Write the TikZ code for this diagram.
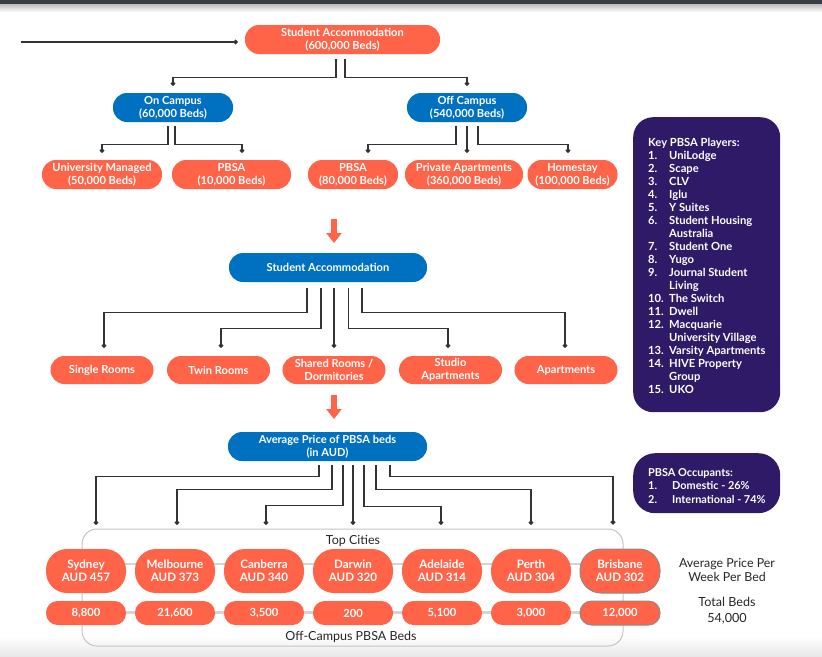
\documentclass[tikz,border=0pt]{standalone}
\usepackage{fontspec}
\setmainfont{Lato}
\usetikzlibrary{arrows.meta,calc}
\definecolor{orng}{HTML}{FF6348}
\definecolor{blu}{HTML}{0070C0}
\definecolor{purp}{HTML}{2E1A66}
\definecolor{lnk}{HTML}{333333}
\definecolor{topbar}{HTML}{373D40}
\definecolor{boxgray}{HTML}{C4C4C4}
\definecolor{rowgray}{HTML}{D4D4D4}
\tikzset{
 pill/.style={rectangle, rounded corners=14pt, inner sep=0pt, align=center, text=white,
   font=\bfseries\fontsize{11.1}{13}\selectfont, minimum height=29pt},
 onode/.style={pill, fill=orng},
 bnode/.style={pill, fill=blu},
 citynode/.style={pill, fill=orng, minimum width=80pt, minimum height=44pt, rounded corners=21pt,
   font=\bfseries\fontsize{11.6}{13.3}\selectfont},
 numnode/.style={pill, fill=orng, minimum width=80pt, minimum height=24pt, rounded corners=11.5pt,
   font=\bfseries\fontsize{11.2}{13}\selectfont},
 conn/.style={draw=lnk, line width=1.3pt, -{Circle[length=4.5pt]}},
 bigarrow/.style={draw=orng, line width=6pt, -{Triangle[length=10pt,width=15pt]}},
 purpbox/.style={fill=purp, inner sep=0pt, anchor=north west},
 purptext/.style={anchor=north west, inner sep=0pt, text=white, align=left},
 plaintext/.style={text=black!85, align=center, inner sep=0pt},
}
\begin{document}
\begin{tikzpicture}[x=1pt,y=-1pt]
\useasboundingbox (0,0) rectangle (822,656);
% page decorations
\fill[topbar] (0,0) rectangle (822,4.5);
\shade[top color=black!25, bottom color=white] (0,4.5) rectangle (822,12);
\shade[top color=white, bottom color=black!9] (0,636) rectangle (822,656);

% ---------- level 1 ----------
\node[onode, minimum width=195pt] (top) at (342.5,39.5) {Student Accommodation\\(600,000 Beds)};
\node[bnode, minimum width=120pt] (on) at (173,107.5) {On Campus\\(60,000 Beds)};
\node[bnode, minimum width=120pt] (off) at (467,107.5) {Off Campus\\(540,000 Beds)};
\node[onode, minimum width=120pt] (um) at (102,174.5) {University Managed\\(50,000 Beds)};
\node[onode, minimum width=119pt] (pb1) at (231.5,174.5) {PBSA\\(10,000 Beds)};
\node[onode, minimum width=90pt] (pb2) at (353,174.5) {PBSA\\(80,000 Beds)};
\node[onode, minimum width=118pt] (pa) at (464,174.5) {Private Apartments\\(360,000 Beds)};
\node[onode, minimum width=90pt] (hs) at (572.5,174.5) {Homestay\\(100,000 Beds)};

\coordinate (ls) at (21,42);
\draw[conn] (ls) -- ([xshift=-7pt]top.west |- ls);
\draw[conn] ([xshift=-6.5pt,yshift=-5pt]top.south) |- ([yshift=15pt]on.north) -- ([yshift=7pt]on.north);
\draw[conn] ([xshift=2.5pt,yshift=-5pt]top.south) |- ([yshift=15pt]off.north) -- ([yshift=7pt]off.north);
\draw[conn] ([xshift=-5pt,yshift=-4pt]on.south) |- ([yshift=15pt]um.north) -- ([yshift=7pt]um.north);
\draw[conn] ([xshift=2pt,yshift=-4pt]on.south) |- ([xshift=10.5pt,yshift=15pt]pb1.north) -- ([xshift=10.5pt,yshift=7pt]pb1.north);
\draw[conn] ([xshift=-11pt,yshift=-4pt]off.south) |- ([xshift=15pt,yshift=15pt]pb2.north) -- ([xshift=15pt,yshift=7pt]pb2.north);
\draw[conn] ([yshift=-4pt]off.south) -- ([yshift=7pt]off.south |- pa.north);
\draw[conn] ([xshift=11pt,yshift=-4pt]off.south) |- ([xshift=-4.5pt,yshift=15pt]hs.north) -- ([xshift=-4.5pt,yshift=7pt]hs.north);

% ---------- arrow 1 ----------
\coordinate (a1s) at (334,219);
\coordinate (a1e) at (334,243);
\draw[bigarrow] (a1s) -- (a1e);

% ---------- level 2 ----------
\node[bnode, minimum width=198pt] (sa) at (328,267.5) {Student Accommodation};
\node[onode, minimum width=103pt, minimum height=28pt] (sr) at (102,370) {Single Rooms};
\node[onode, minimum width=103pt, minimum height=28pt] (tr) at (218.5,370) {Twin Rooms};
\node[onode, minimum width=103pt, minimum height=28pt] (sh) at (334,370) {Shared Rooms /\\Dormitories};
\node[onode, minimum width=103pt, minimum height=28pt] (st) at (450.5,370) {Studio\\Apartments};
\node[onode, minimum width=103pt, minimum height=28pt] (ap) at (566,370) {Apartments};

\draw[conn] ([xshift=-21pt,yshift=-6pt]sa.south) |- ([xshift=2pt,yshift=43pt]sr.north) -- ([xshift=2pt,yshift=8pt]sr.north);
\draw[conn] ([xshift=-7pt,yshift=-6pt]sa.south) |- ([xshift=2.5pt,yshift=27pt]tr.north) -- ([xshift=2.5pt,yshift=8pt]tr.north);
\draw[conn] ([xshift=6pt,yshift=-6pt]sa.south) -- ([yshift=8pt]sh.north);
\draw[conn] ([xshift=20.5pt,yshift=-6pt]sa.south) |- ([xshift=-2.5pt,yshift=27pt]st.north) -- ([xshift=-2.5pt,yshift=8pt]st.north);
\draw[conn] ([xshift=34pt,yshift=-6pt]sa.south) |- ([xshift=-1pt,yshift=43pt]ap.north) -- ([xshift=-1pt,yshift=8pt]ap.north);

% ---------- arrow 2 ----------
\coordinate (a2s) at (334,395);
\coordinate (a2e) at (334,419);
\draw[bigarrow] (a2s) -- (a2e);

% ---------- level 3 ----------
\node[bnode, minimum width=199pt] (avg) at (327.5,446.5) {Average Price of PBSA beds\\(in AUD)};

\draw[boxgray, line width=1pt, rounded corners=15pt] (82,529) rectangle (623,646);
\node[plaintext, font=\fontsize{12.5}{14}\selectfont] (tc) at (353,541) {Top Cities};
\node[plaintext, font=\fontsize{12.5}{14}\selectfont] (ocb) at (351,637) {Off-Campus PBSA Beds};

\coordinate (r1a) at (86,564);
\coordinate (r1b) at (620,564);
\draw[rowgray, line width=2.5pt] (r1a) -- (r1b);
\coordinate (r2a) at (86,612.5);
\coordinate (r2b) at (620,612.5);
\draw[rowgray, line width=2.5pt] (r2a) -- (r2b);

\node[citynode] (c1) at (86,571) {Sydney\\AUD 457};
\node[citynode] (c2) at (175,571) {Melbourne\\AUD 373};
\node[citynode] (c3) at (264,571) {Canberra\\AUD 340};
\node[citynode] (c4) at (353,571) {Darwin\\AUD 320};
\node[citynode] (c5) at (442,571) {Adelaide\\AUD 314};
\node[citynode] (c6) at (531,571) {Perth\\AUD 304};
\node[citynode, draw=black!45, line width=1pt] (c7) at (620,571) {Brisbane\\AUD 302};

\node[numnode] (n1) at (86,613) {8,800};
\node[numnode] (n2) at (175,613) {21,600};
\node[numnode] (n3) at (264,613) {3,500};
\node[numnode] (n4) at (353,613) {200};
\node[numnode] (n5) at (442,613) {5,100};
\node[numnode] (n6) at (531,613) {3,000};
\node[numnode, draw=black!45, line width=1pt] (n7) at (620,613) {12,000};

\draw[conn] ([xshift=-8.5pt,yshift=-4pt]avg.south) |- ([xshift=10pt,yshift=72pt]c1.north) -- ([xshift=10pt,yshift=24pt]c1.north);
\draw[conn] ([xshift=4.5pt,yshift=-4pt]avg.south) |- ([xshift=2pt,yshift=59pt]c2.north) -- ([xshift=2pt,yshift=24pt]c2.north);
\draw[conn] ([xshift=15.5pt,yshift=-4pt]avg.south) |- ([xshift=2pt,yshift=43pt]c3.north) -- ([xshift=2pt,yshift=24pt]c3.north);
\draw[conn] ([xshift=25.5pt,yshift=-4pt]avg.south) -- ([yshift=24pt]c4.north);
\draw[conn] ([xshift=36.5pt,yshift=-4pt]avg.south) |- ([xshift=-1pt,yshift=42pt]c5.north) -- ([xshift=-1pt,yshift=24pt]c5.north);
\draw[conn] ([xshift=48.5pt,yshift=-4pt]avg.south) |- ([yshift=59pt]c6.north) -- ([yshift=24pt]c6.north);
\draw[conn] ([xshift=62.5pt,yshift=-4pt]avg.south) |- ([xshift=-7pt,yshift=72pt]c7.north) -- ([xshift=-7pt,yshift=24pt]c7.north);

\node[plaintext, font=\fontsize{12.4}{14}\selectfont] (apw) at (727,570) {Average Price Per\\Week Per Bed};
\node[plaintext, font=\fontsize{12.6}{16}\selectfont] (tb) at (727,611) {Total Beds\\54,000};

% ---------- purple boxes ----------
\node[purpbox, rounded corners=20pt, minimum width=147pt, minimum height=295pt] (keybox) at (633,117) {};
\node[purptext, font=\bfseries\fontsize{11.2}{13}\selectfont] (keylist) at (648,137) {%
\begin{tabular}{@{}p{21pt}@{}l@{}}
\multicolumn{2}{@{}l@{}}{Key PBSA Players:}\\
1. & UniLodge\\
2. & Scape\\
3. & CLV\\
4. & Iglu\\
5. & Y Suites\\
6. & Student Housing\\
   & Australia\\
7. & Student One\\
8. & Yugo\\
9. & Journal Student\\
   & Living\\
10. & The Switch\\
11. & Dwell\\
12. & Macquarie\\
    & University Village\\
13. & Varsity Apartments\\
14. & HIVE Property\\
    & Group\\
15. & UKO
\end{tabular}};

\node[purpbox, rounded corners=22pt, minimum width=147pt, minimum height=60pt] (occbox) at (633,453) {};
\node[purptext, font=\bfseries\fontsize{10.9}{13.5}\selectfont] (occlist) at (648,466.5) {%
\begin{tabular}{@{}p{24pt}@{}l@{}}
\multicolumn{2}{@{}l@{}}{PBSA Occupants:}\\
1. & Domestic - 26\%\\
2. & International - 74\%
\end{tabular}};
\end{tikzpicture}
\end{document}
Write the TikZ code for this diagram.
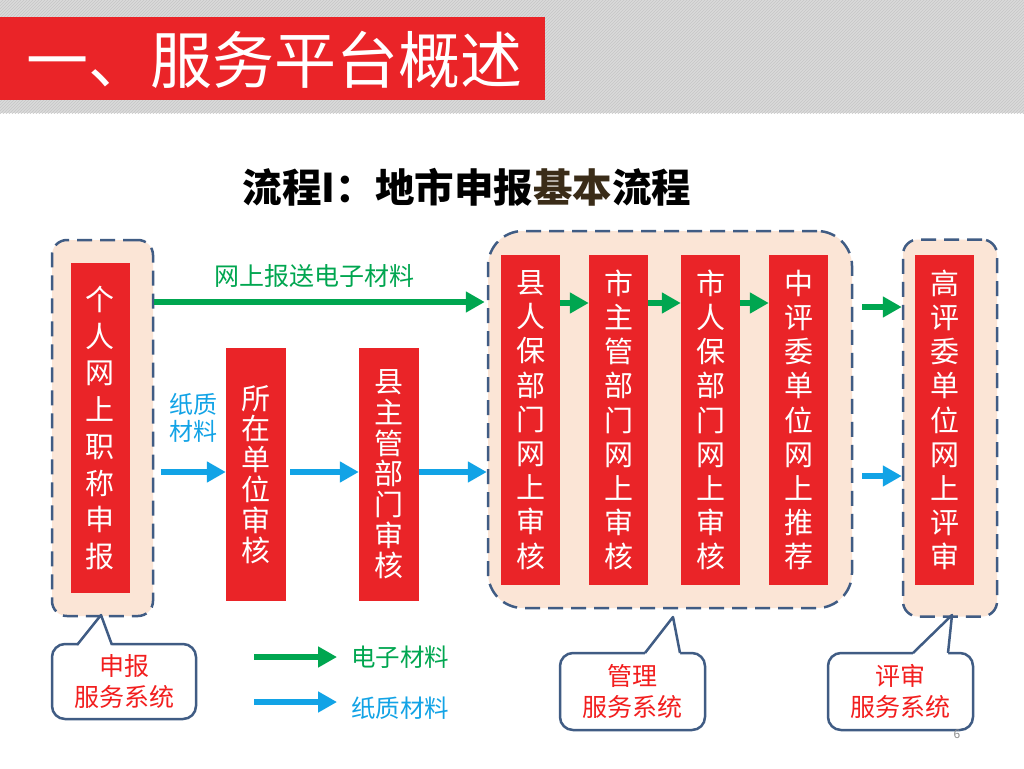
:::
*Task to complete:*
Restate the data word for word from its first line through the line with "(0,636) rectangle (822,656);", leaving out any picture along the way.

*Result of the exercise:*
Write the TikZ code for this diagram.
\documentclass[tikz,border=0pt]{standalone}
\usepackage{fontspec}
\setmainfont{Lato}
\usetikzlibrary{arrows.meta,calc}
\definecolor{orng}{HTML}{FF6348}
\definecolor{blu}{HTML}{0070C0}
\definecolor{purp}{HTML}{2E1A66}
\definecolor{lnk}{HTML}{333333}
\definecolor{topbar}{HTML}{373D40}
\definecolor{boxgray}{HTML}{C4C4C4}
\definecolor{rowgray}{HTML}{D4D4D4}
\tikzset{
 pill/.style={rectangle, rounded corners=14pt, inner sep=0pt, align=center, text=white,
   font=\bfseries\fontsize{11.1}{13}\selectfont, minimum height=29pt},
 onode/.style={pill, fill=orng},
 bnode/.style={pill, fill=blu},
 citynode/.style={pill, fill=orng, minimum width=80pt, minimum height=44pt, rounded corners=21pt,
   font=\bfseries\fontsize{11.6}{13.3}\selectfont},
 numnode/.style={pill, fill=orng, minimum width=80pt, minimum height=24pt, rounded corners=11.5pt,
   font=\bfseries\fontsize{11.2}{13}\selectfont},
 conn/.style={draw=lnk, line width=1.3pt, -{Circle[length=4.5pt]}},
 bigarrow/.style={draw=orng, line width=6pt, -{Triangle[length=10pt,width=15pt]}},
 purpbox/.style={fill=purp, inner sep=0pt, anchor=north west},
 purptext/.style={anchor=north west, inner sep=0pt, text=white, align=left},
 plaintext/.style={text=black!85, align=center, inner sep=0pt},
}
\begin{document}
\begin{tikzpicture}[x=1pt,y=-1pt]
\useasboundingbox (0,0) rectangle (822,656);
% page decorations
\fill[topbar] (0,0) rectangle (822,4.5);
\shade[top color=black!25, bottom color=white] (0,4.5) rectangle (822,12);
\shade[top color=white, bottom color=black!9] (0,636) rectangle (822,656);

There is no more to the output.